When the House last week passed the Republican version of a federal government budget, I emailed a friend at the United Way of Northern New Jersey that said, “ALICE got mugged.”
Who is ALICE?
It’s the acronym of a 2008 study sponsored by the United Way that examined the 25 percent of the Morris County, NJ population who earns between $20,000 to $60,000. It stands for “Asset Limited, Income Constrained, Employed.” The working poor.
The United Way brought together a team of really smart statisticians who took the spin off the issue and in hard numbers showed how hard it is to survive on such limited income.
And let’s set something straight: $60,000 is not a huge income unless you are a single 25-year-old.
This is not the 1950s. You can’t get a new car for $2,000, or a suburban house for $12,000, Gasoline is not 23 cents a gallon.
An annual income of $60,000 qualifies you in most New Jersey counties for an affordable home. In Morris County it is a less than one half of the median family income of $114,000, according to the 2009 Census update.
An income of $20,000 annually is $384 a week. In Morris County you have to work almost three full weeks at that rate to make the average rent of about $1,100.
But the GOP’s federal budget targets program that help these folks get by. It goes after Medicare and Medicaid which helps seniors and the disabled pay medical bills at the time, especially for seniors, when the most expensive medical costs are going to strike.
This is called balancing the budget on the backs of the poor.
And there aren’t enough of them. Even if they cut all the benefits for this group from the federal budget that would not trim the federal debt a whit.
In Morris County 2 percent of the population have earnings below the federal poverty level, about $21,000. That’s fewer than 10,000 people.
Let’s see them squeeze $14 trillion from that group.
Of course the group that has the money — the oil companies, utility companies, computer companies and the banks — won’t let their GOP buddies raise their taxes. So they go after the poor.
And as an aside, if you haven’t read “The Big Short” by Michael Lewis, do it now. It’ll make you realize that our financial system is being run by the equivalent of 13-year-olds stoked on Doritos and Monster playing an endless game of Gears of War with your money.
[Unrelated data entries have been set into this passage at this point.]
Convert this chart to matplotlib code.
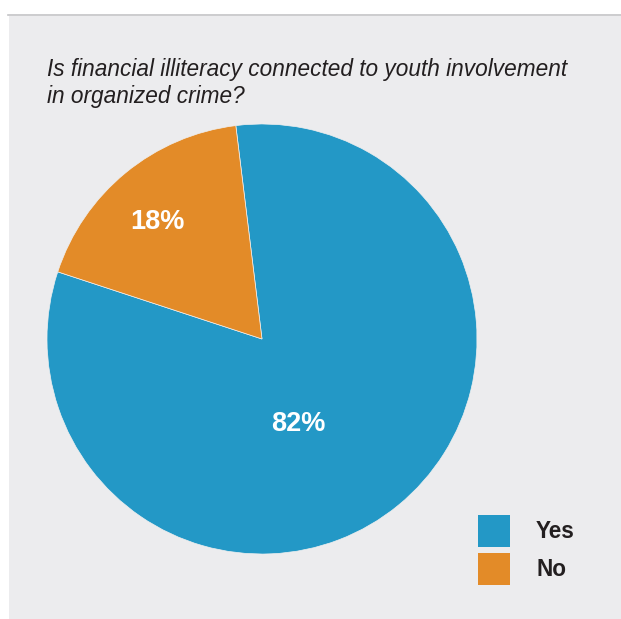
import numpy as np
import matplotlib.pyplot as plt
from matplotlib.patches import Rectangle

# survey answers
answers = ["Yes", "No"]
shares = [82, 18]
colors = ["#2398c6", "#e38b28"]
question = ("Is financial illiteracy connected to youth involvement\n"
            "in organized crime?")

W, H = 621, 619
fig = plt.figure(figsize=(W / 100, H / 100), dpi=100)
fig.patch.set_facecolor("white")

# grey panel behind the chart, with a rule along its top
fig.patches.append(Rectangle((9 / W, 0), 1 - 9 / W, 1 - 16 / H,
                             transform=fig.transFigure, facecolor="#ececee",
                             edgecolor="none", zorder=-5))
fig.add_artist(plt.Line2D([8 / W, 1], [1 - 15 / H, 1 - 15 / H],
                          transform=fig.transFigure, color="#c4c4c6", lw=1.2))

fig.text(47 / W, 1 - 58 / H, question, ha="left", va="top", style="italic",
         fontsize=16.3, color="#231f20", family="Liberation Sans",
         linespacing=1.2)

# pie: centre at (262, 339) px, radius 215 px
cx, cy, r = 262, 339, 215
ax = fig.add_axes([(cx - r) / W, (H - cy - r) / H, 2 * r / W, 2 * r / H])
ax.set_facecolor("none")
ax.set_zorder(2)
wedges, _ = ax.pie(shares, colors=colors, startangle=161.8, radius=1,
                   wedgeprops=dict(edgecolor="#f0f0f0", linewidth=0.5))
ax.set_xlim(-1, 1)
ax.set_ylim(-1, 1)
ax.set_aspect("equal")
ax.axis("off")

# value labels inside the wedges (angle in degrees, distance from centre)
label_pos = [(-67, 0.43), (131.7, 0.73)]
for share, (ang, dist) in zip(shares, label_pos):
    a = np.deg2rad(ang)
    ax.text(dist * np.cos(a), dist * np.sin(a), f"{share}%", ha="center",
            va="center", color="white", fontsize=19.5, fontweight="bold",
            family="Liberation Sans")

# legend
for i, (name, col) in enumerate(zip(answers, colors)):
    top = 515 + i * 38
    fig.patches.append(Rectangle((478 / W, 1 - (top + 32) / H), 32 / W, 32 / H,
                                 transform=fig.transFigure, facecolor=col,
                                 edgecolor="none"))
    fig.text(536 / W, 1 - (top + 17) / H, name, ha="left", va="center",
             fontsize=16.3, fontweight="bold", color="#231f20",
             family="Liberation Sans")

fig.savefig("out.png", dpi=100)
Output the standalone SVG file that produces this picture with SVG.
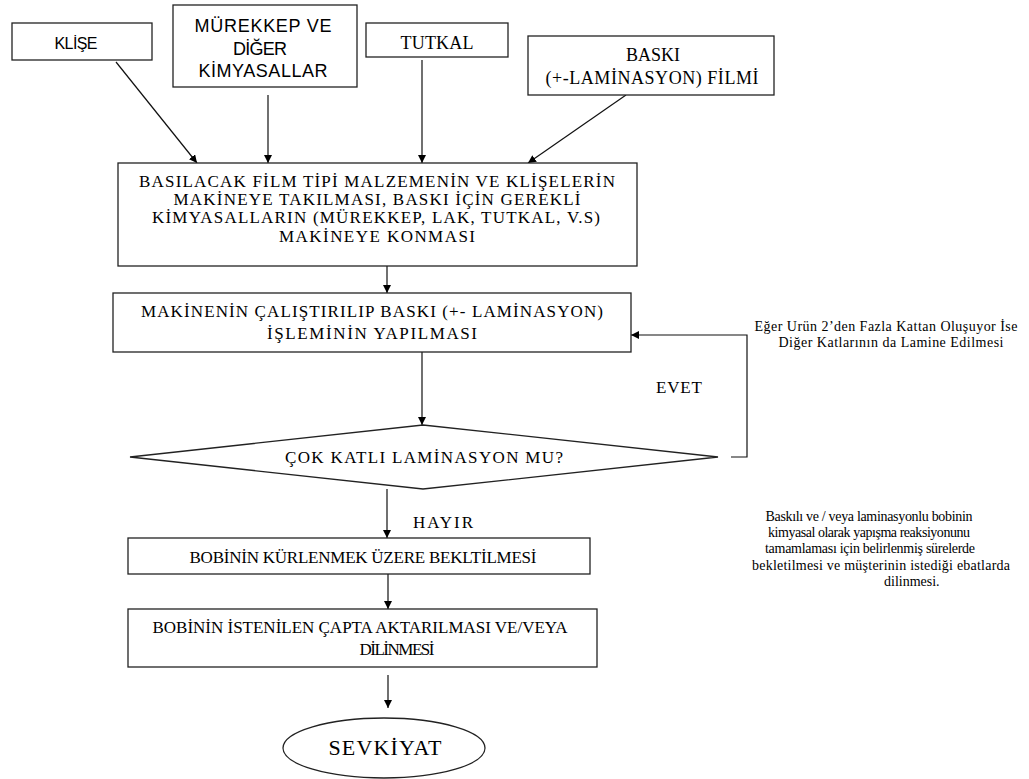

The problem with the whole cut spending-raise taxes issue is that debate is really right next to the real issue.
Reform is the real issue, but reform is hard because it doesn’t generate airtime on CNN or FOX and it forces know-it-all-one-issue rookie Congressmen to consider compromise and long range planning.
And of course defense spending is off the table.
But our European forces are ready should an Austrian Arch Duke get assassinated by some Serbian nationalist and World War I breaks out again. And Kansas and Nebraska are so safe that no foreign powers have tried an attack there.
Along the East Coast over the last 20 years air bases have been shut down in Maine, New Hampshire, New York and they’re going to shut down Fort Monmouth.
We aren’t any less safe because of those cutbacks because new technologies have replaced the old ones.
But this, too, is an old argument.
Defense is a jobs program. No Congressman worth their franking privilege is ever going to tell the folks back home that they favor closing the local military base.
So how about this: Offer to trade the base for a long-term economic development plan that promoted local businesses, addresses environmental issues and finds new technologies?
Picatinny Arsenal has a public-private partnership that promotes such activities and has had some success. Are there no local business or environmental problems that need solving in Kansas?
We need new thinking before it’s too late.
We need new thinking before they pull the rug out from under ALICE and she ends up living on the street with her kids.